Arrow-right Camera
The Spokesman-Review Newspaper
Spokane, Washington  Est. May 19, 1883

Who paid for all those job applicants to visit Trump Tower?

Rep. Cathy McMorris Rodgers, R-Wash., left, leaves as President-elect Donald Trump walks into the Trump National Golf Club Bedminster clubhouse  Nov. 20 in Bedminster, N.J.. (Carolyn Kaster / Associated Press)
By Vera Bergengruen Tribune News Service

WASHINGTON – Since the election, more than 100 potential appointees to Donald Trump’s administration have traveled from all over the country to Manhattan to meet with the president-elect. The ways these transition meetings are financed have been as varied as the candidates themselves.

When South Carolina Gov. Nikki Haley traveled to Trump Tower in November, the Republican Governors Association and the Republican National Committee covered her travel costs, according to her office. After the meeting, Trump nominated Haley to be the U.S. ambassador to the United Nations.

In other cases, state taxpayers picked up the tabs for their officials’ trips to New York. Oklahoma Gov. Mary Fallin, who was appointed vice chairwoman of the Trump-Pence presidential transition team, used the state plane for her visit to Trump Tower. The trip cost Oklahomans more than $6,000, mostly for the cost of the fuel.

Most people who responded to McClatchy’s requests for information had paid their own way. Former Georgia Gov. Sonny Perdue traveled to New York in a Delta coach seat “with no mention or expectation of reimbursement,” his spokesman said.

Kansas Secretary of State Kris Kobach also went a budget-savvy route. He used his Southwest Airlines frequent flier miles to pay for the flight to New York, which, according to a spokesman, cost him only $5.60. And he found an unusual deal in a $125 hotel room in New York.

Rep. Jeb Hensarling, R-Texas, who was under consideration for treasury secretary but was ultimately passed over, paid for his travel to Trump Tower with campaign funds, according to a spokeswoman.

The cost of the presidential transition itself is split between public and private dollars. Presidents-elect financed their own transitions until 1963, when the Presidential Transition Act allowed for public funding. The law put the General Services Administration in charge of providing support for a smooth transfer of power.

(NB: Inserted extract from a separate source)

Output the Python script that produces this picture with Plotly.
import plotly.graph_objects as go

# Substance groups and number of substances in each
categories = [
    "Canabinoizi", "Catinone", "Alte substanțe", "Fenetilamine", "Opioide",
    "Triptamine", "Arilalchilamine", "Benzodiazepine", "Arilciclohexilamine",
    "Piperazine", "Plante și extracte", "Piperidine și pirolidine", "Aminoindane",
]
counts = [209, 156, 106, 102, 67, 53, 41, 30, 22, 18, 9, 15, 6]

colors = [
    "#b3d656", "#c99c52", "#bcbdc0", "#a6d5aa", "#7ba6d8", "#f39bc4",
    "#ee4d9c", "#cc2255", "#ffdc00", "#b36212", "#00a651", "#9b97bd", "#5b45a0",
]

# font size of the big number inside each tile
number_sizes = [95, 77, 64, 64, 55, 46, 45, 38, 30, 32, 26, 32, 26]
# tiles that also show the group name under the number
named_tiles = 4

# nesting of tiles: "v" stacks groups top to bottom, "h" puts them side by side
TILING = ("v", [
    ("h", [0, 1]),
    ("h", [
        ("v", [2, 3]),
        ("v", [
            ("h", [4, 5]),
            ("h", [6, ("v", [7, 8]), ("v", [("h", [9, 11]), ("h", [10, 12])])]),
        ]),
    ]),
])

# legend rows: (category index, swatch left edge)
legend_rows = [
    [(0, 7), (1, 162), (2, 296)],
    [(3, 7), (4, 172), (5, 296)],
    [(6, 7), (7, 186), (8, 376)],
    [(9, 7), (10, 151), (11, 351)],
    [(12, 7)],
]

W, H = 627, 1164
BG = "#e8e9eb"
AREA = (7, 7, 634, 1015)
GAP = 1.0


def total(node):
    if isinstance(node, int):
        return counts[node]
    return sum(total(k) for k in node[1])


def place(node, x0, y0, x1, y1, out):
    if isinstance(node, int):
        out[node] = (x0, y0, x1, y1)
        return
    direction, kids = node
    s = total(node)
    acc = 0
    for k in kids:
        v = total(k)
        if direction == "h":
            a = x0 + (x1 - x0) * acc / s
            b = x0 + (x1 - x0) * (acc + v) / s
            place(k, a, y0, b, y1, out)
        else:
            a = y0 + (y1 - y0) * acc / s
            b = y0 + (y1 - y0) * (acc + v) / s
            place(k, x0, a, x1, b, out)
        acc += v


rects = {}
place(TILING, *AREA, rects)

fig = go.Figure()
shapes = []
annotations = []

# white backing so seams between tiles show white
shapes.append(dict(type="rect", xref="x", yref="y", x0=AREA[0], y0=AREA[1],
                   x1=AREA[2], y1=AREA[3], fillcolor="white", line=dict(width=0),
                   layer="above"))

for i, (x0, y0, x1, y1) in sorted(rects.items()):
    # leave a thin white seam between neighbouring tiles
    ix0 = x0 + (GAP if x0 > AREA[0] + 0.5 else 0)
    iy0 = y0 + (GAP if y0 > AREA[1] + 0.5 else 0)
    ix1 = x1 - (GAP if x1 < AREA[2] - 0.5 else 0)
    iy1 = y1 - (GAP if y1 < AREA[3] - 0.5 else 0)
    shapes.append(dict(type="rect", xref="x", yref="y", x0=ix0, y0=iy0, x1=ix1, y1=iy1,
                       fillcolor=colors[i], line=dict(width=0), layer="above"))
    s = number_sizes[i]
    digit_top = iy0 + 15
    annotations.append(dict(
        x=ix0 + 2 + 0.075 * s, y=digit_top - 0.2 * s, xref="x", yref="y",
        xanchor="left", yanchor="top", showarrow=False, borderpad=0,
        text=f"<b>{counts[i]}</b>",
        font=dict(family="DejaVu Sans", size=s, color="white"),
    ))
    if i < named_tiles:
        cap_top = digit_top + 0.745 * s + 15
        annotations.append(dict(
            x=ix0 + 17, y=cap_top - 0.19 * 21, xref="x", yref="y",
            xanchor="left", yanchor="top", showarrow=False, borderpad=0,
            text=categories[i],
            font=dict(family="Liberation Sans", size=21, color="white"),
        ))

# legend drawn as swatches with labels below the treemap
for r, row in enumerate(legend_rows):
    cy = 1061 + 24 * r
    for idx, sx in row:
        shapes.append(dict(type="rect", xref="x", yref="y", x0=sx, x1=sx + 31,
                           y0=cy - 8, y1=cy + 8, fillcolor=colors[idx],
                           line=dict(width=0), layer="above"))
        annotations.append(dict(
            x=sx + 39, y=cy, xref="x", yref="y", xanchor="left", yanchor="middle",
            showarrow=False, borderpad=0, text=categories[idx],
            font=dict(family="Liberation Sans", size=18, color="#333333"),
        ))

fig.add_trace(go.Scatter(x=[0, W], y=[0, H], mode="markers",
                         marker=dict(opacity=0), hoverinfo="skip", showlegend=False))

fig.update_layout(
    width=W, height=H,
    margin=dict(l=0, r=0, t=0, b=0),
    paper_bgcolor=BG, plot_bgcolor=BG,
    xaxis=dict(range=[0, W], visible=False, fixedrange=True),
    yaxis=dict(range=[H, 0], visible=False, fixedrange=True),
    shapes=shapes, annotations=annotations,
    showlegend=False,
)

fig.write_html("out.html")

This election cycle, the GSA received $9.5 million in taxpayer funds to support Trump’s transition. This can be used for staff compensation, office space, travel and communication, among other needs. The funds comprise $6 million for support as requested by the president-elect and vice president-elect, $1 million for orientation of political appointees and $2.5 million to support the outgoing president and vice president.

While some of these funds are usually spent on office space and administrative support in Washington to plan the transfer to the White House, Trump set up his transition headquarters in his New York skyscraper.

The president-elect is also allowed to raise funds to pay for transition expenses.

President Bill Clinton covered more than 60 percent of his transition costs with private dollars. He raised $5.3 million and spent $3.485 million of the appropriated funds. Obama’s team spent $5.2 million in appropriated public dollars and $4 million in private donations, while President George W. Bush’s transition spent $5 million in private money and $4 million in public funds.

During Obama’s transition, his campaign chairman, John Podesta, announced that the team would not accept donations from federal lobbyists, corporations, political action committees, labor unions and foreign agents. At the time, Podesta called it the “strictest and most far-reaching ethics rules of any transition team in history.”